_Task directions:_ Copy out every line containing the word "this".

[Source code of charts]
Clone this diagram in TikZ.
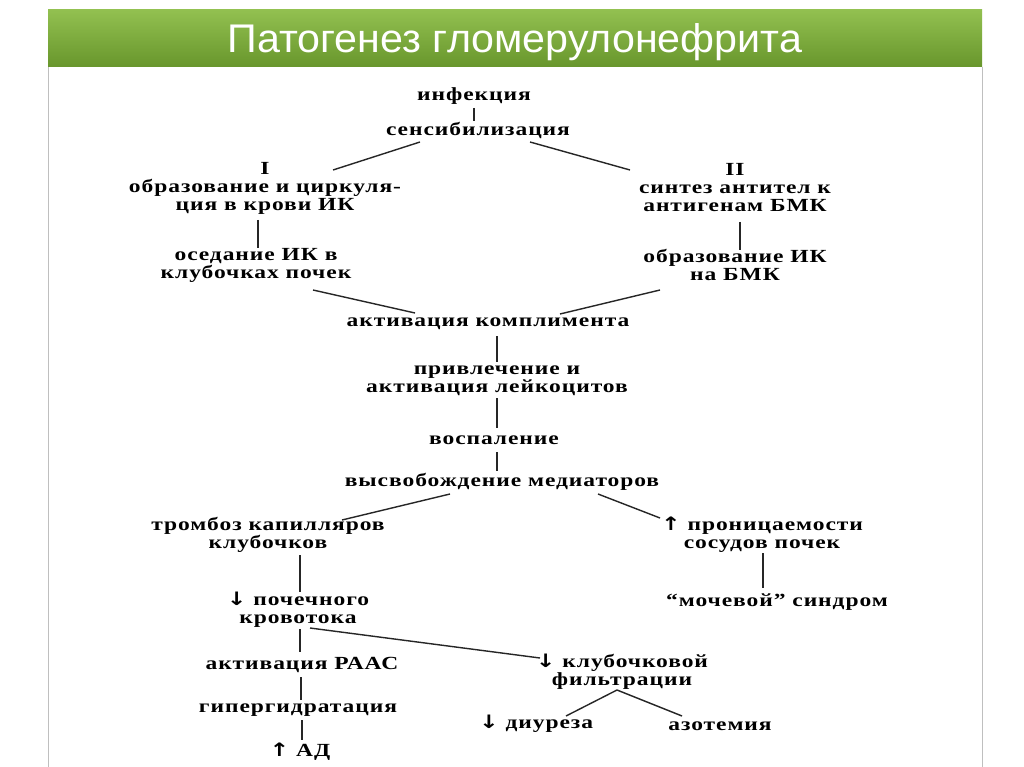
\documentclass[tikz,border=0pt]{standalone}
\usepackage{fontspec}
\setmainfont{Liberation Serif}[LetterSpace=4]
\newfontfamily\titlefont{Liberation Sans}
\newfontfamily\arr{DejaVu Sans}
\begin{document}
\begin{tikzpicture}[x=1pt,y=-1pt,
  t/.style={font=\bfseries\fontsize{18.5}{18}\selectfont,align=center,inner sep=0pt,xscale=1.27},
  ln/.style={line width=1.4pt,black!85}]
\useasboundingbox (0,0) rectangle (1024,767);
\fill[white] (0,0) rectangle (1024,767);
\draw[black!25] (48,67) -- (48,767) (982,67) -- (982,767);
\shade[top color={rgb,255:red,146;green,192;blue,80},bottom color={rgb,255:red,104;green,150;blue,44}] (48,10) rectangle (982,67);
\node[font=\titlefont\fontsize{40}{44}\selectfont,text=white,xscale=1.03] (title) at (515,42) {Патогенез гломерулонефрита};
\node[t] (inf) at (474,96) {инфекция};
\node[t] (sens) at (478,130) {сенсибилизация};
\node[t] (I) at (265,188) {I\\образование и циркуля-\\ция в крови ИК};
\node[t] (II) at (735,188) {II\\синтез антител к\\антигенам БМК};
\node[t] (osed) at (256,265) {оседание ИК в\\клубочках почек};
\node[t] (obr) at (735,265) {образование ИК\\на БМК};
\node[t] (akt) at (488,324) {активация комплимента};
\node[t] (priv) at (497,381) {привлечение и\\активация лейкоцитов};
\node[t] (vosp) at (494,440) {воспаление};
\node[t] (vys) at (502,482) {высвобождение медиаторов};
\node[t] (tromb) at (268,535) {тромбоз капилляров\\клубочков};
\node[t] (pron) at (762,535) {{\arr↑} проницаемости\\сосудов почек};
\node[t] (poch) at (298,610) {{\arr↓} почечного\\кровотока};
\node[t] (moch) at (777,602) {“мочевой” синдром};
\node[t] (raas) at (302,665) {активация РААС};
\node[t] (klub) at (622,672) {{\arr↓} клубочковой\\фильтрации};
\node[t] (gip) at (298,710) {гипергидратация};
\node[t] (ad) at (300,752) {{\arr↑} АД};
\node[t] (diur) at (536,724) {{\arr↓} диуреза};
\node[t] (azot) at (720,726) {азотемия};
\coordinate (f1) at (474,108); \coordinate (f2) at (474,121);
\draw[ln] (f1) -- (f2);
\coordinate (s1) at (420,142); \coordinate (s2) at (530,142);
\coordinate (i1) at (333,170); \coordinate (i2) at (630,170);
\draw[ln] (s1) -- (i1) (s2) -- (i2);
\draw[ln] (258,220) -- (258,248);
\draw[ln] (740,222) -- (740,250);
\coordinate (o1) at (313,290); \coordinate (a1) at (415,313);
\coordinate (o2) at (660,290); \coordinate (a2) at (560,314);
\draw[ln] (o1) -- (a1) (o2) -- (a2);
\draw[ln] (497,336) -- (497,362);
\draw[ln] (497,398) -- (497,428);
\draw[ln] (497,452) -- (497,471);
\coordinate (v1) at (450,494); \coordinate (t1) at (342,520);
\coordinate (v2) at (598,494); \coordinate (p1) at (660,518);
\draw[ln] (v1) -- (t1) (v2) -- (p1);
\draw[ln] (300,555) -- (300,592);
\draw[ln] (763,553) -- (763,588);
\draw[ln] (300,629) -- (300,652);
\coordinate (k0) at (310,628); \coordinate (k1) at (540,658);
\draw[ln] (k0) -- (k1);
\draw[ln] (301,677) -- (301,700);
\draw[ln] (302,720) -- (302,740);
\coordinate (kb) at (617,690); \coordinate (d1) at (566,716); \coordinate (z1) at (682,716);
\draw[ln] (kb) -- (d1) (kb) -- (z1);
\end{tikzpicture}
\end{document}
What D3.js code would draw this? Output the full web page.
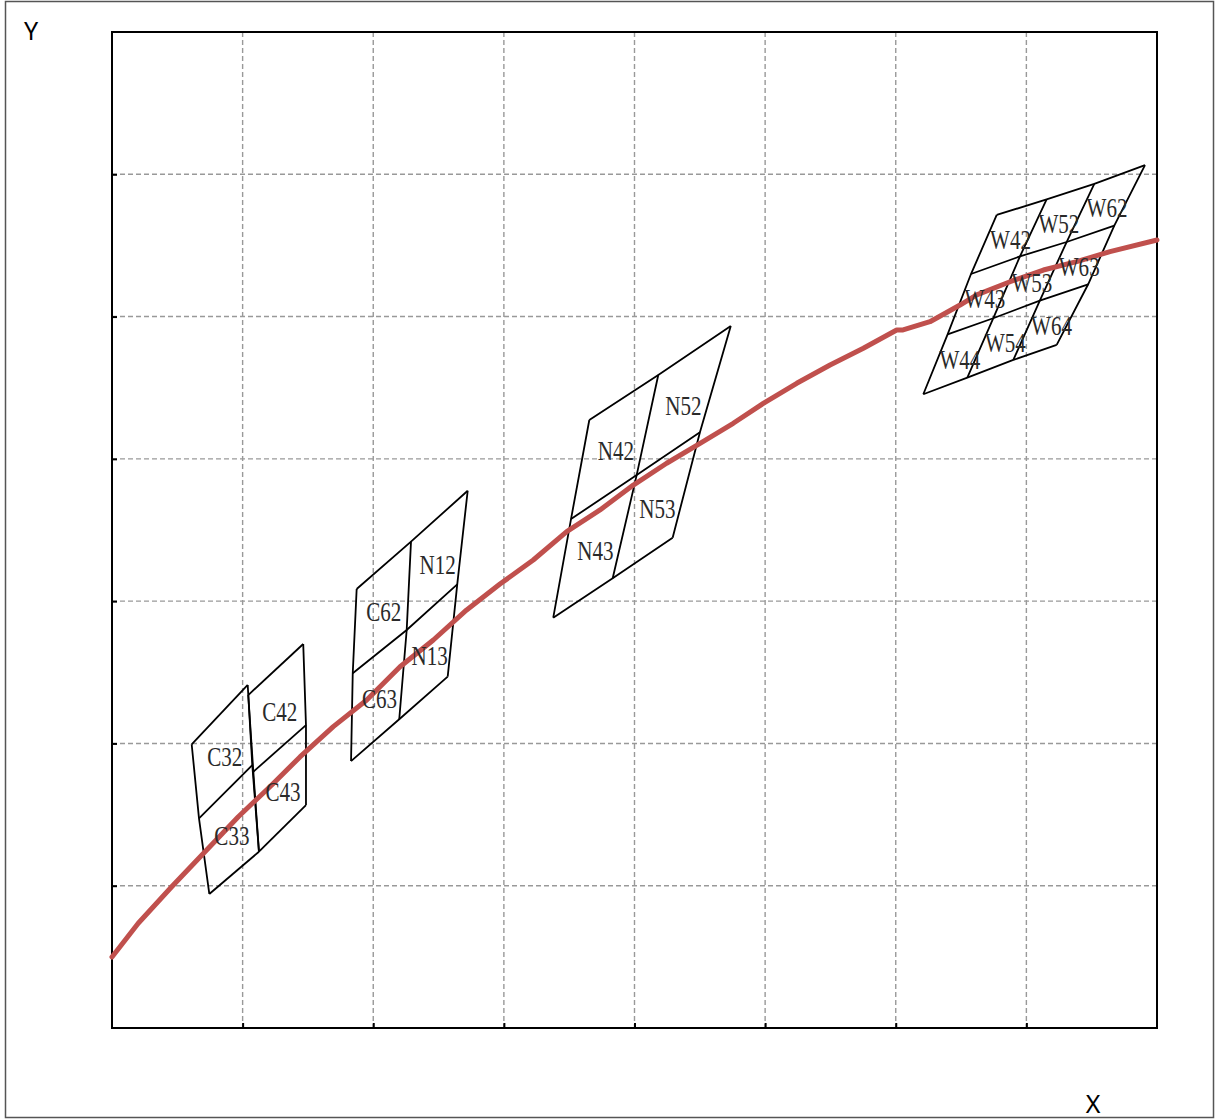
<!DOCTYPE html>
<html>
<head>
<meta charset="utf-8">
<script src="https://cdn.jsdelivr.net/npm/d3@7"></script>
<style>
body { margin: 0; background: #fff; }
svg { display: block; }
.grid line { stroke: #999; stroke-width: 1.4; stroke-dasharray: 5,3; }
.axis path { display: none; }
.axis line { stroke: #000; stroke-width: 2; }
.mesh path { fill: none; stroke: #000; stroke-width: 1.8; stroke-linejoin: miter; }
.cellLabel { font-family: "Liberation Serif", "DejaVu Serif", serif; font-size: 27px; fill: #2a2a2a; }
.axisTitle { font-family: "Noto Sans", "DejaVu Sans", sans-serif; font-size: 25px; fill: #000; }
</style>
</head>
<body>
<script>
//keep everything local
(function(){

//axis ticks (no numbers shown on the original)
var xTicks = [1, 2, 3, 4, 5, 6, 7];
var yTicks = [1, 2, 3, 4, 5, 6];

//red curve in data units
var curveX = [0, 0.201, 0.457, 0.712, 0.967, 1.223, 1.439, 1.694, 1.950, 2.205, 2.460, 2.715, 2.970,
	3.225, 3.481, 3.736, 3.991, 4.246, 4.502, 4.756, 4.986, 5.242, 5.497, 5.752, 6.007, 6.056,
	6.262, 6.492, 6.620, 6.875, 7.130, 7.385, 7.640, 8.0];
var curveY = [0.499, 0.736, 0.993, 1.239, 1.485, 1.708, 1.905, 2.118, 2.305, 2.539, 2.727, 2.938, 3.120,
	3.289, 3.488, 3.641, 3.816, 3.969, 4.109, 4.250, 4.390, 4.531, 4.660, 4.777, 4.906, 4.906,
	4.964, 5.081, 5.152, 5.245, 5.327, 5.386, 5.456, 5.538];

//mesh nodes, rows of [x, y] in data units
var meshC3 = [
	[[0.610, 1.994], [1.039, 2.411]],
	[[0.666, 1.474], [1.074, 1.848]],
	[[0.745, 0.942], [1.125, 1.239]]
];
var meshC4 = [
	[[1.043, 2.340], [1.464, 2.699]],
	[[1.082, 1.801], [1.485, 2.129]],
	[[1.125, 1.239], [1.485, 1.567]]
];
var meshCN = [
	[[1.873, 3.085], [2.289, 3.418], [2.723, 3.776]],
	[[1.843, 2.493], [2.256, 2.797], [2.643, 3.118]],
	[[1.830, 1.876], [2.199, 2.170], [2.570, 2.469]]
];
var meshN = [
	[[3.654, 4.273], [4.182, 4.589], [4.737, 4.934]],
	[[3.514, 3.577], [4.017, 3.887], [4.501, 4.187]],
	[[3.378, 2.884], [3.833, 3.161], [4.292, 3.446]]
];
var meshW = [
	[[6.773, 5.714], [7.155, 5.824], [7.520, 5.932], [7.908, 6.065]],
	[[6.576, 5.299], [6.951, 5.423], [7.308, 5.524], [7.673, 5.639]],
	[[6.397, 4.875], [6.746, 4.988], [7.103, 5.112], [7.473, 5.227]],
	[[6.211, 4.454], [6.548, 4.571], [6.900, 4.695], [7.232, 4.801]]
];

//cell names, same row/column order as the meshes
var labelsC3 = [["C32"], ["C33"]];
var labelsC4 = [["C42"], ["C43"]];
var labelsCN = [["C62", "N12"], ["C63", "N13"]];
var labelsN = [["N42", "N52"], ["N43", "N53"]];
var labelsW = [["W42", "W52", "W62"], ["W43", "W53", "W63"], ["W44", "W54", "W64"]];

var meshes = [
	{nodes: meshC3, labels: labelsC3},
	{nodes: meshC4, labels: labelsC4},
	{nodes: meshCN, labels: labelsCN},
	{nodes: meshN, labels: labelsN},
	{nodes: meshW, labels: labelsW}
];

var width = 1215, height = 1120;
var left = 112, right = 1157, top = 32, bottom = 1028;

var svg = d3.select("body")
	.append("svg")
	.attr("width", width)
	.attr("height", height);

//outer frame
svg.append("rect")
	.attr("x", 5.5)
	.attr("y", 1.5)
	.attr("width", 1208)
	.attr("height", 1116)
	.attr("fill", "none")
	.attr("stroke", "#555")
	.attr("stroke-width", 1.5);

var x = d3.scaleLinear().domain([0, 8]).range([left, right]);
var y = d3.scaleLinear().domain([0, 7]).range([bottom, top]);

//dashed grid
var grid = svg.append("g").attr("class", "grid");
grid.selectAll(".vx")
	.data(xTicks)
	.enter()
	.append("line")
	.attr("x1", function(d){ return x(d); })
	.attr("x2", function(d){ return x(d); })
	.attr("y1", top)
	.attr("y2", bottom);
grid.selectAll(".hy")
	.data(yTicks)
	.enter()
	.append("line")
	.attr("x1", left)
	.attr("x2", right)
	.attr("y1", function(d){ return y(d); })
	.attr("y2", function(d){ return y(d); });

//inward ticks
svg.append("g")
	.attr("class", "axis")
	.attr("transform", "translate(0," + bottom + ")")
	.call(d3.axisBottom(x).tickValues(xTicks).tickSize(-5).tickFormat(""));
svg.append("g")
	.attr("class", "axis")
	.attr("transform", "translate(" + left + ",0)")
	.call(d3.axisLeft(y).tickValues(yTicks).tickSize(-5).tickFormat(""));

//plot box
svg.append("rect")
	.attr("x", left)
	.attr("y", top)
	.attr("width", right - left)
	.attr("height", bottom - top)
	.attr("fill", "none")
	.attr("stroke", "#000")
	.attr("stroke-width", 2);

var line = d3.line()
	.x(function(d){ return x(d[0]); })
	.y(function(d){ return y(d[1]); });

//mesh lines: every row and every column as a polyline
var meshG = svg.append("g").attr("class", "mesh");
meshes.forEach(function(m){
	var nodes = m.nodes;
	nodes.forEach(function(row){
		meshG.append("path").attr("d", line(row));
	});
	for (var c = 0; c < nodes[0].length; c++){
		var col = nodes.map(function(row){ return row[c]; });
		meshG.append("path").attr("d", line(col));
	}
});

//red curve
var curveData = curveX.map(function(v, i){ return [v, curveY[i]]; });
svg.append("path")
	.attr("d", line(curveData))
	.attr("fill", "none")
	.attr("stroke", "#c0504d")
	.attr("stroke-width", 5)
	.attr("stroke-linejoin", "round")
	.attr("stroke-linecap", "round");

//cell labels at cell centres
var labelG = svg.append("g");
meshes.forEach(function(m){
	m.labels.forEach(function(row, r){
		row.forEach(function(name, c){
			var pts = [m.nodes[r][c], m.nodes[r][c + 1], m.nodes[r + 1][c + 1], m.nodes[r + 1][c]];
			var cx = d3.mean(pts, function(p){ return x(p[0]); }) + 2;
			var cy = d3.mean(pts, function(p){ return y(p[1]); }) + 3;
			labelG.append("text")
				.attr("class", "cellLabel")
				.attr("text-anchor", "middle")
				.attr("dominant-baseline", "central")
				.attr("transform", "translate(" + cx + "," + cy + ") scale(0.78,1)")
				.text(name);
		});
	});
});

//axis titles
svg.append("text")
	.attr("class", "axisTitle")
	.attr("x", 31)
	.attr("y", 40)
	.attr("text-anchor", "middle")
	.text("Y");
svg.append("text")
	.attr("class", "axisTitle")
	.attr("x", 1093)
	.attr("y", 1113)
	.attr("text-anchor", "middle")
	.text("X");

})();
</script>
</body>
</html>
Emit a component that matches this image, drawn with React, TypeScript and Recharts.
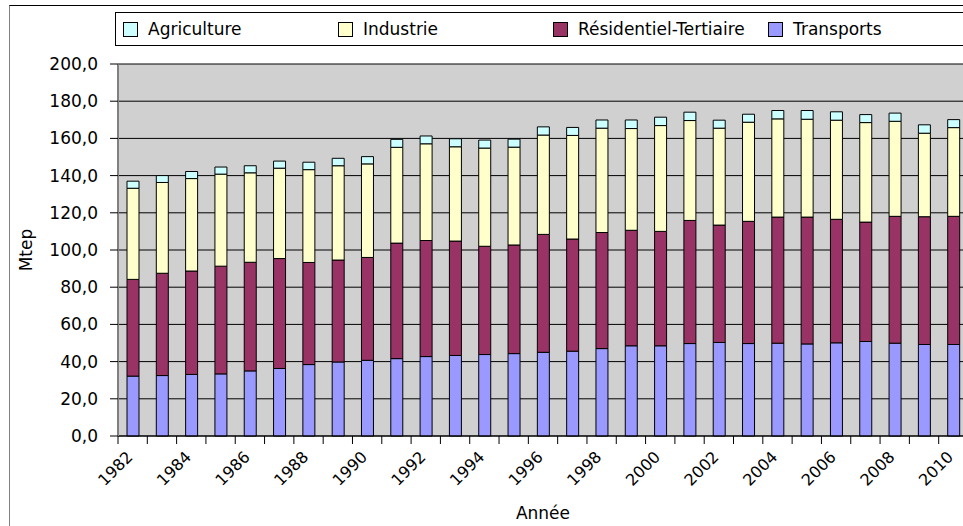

_Response:_
Clone this diagram in TikZ.
What D3.js code would draw this? Output the full web page.
Emit a component that matches this image, drawn with React, TypeScript and Recharts.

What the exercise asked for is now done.